» Prompt
Starting at the first line of the listing below, retype each line up to and including the one that contains "(7,9) -- (884,9);". Leave pictures out.

» Supplied material
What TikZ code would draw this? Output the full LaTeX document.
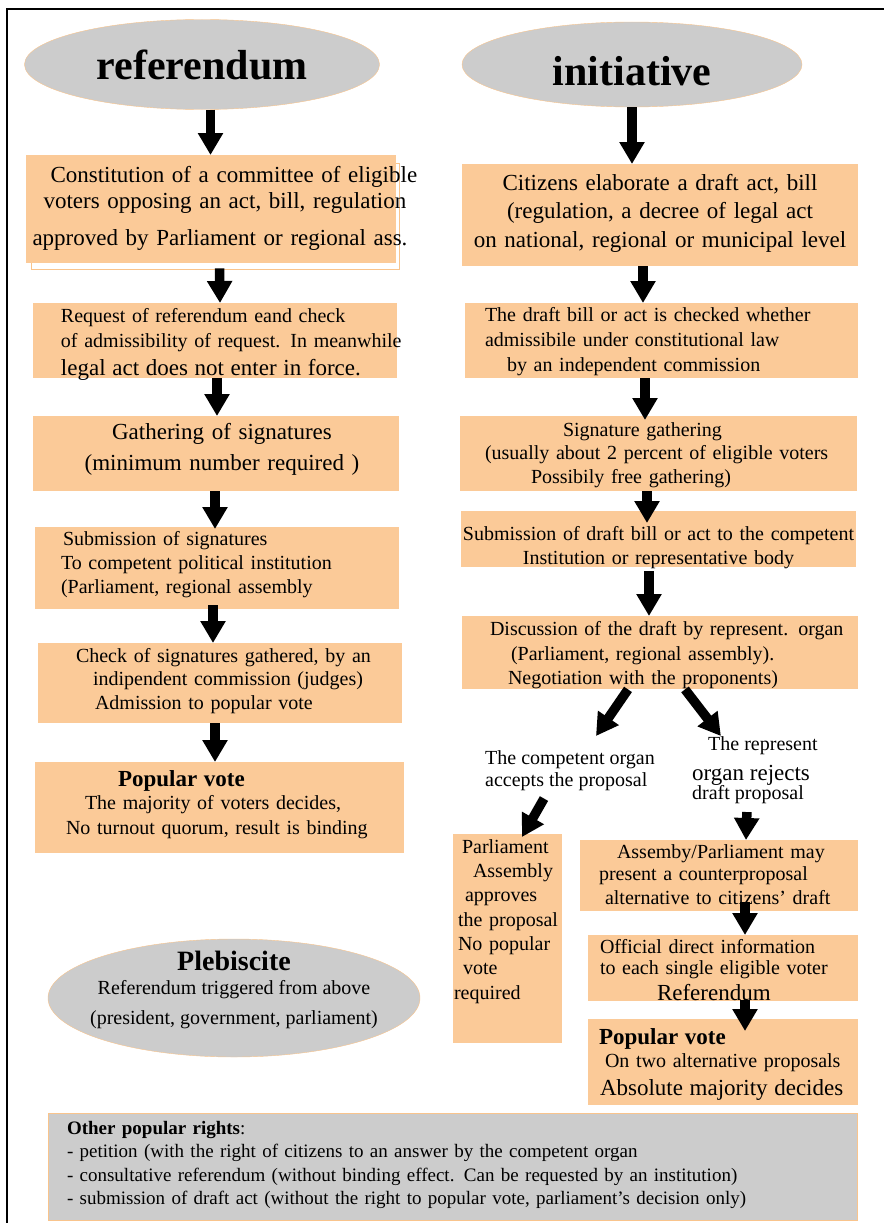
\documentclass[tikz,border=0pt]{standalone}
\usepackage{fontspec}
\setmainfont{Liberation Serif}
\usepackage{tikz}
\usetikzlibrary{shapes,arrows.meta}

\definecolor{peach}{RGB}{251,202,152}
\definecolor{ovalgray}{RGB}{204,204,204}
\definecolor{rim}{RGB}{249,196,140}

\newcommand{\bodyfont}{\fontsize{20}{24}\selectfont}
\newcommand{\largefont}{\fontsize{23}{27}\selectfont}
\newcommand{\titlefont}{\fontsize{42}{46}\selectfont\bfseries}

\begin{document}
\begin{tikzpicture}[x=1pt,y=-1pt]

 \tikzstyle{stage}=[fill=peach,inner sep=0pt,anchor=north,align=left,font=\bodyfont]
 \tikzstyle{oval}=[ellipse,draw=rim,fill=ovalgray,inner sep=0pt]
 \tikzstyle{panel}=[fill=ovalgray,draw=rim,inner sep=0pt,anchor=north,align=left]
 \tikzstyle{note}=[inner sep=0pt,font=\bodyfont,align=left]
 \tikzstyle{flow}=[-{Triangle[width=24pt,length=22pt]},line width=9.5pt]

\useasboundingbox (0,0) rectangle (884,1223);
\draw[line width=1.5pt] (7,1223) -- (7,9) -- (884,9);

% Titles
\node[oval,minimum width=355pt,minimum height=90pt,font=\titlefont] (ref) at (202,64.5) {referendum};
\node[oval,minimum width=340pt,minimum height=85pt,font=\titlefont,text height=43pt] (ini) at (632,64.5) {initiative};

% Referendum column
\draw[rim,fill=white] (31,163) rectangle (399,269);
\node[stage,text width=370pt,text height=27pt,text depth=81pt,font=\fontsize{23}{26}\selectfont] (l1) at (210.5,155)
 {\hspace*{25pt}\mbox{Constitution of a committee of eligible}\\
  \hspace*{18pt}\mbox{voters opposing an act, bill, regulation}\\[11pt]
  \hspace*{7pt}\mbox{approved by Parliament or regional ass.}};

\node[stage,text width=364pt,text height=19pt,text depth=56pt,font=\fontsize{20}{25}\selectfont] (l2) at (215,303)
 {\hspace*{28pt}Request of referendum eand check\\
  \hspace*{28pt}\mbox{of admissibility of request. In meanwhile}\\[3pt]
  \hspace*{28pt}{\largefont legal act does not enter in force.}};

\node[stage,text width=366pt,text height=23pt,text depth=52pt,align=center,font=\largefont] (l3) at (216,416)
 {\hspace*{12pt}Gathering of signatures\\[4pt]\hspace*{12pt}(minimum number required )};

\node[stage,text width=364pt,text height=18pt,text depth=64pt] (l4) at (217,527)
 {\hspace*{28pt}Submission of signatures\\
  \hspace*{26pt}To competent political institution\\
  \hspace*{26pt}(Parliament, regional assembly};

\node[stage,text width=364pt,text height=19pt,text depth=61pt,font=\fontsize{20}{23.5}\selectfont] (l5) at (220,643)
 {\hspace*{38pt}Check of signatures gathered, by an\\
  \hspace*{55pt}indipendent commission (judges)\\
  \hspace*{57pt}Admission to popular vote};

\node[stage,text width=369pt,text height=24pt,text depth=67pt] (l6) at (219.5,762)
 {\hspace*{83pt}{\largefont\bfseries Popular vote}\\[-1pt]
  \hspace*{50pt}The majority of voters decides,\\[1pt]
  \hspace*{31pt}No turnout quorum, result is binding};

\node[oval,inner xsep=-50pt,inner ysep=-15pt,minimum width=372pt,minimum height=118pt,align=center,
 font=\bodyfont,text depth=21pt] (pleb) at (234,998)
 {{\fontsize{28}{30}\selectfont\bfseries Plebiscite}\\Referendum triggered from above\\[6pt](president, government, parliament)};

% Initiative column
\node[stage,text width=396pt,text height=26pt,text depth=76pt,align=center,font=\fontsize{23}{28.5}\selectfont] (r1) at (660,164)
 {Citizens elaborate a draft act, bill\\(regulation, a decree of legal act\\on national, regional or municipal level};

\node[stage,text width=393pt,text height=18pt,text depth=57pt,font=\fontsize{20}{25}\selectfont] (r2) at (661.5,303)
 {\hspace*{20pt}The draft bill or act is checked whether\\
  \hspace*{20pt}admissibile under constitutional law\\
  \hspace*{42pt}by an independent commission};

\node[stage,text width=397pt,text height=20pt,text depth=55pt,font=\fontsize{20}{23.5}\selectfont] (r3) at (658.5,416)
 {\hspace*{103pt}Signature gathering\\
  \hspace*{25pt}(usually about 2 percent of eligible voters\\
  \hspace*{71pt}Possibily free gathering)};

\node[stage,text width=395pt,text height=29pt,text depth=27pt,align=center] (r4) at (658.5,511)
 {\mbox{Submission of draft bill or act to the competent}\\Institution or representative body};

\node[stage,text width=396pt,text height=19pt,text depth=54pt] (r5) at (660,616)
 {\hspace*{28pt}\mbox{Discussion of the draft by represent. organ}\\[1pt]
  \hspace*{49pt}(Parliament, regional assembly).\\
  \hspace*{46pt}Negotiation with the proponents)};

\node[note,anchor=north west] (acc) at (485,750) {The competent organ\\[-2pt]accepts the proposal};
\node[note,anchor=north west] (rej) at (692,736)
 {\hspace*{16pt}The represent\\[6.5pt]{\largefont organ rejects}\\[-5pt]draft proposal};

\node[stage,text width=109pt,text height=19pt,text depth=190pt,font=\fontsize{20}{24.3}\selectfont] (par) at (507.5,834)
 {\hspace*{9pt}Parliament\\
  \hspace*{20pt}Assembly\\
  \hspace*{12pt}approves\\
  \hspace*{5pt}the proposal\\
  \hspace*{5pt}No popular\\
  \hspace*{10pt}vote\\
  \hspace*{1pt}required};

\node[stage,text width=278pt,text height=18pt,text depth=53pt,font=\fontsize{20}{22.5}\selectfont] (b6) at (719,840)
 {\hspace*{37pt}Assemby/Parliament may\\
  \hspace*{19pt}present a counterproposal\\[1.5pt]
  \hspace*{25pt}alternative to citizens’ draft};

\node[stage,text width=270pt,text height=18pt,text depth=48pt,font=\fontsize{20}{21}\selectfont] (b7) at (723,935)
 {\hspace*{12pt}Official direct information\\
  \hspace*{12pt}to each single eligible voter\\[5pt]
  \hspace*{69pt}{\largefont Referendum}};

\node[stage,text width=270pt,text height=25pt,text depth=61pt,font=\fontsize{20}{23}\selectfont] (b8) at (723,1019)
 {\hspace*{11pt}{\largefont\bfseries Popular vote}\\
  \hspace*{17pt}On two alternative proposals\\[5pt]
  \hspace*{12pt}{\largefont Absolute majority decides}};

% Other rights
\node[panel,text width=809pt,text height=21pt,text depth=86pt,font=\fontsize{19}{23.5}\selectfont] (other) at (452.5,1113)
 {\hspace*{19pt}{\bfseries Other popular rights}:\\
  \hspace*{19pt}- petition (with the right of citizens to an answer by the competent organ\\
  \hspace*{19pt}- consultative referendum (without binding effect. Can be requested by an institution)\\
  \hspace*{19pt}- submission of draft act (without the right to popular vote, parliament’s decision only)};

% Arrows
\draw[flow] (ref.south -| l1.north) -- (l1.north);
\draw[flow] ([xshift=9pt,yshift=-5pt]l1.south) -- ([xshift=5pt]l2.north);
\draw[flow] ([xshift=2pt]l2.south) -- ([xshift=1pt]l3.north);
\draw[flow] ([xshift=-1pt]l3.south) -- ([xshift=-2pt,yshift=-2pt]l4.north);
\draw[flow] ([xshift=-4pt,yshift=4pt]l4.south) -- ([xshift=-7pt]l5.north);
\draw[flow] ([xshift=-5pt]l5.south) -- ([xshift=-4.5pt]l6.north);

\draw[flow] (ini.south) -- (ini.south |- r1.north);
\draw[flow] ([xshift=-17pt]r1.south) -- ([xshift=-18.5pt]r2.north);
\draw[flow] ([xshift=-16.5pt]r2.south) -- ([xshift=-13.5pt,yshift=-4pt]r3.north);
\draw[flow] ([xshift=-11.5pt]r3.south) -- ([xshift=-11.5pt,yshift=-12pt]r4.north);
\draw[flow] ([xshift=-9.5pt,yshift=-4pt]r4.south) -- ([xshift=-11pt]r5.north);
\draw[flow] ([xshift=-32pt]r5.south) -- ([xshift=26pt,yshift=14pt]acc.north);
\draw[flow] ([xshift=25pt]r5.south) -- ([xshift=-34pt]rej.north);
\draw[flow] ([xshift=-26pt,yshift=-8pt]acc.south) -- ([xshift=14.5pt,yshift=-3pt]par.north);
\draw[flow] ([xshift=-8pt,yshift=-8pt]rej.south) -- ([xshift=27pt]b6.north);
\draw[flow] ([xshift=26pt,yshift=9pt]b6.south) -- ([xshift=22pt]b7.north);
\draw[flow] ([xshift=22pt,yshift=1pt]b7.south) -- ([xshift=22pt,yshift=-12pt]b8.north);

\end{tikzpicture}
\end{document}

» Exercise solution
What TikZ code would draw this? Output the full LaTeX document.
\documentclass[tikz,border=0pt]{standalone}
\usepackage{fontspec}
\setmainfont{Liberation Serif}
\usepackage{tikz}
\usetikzlibrary{shapes,arrows.meta}

\definecolor{peach}{RGB}{251,202,152}
\definecolor{ovalgray}{RGB}{204,204,204}
\definecolor{rim}{RGB}{249,196,140}

\newcommand{\bodyfont}{\fontsize{20}{24}\selectfont}
\newcommand{\largefont}{\fontsize{23}{27}\selectfont}
\newcommand{\titlefont}{\fontsize{42}{46}\selectfont\bfseries}

\begin{document}
\begin{tikzpicture}[x=1pt,y=-1pt]

 \tikzstyle{stage}=[fill=peach,inner sep=0pt,anchor=north,align=left,font=\bodyfont]
 \tikzstyle{oval}=[ellipse,draw=rim,fill=ovalgray,inner sep=0pt]
 \tikzstyle{panel}=[fill=ovalgray,draw=rim,inner sep=0pt,anchor=north,align=left]
 \tikzstyle{note}=[inner sep=0pt,font=\bodyfont,align=left]
 \tikzstyle{flow}=[-{Triangle[width=24pt,length=22pt]},line width=9.5pt]

\useasboundingbox (0,0) rectangle (884,1223);
\draw[line width=1.5pt] (7,1223) -- (7,9) -- (884,9);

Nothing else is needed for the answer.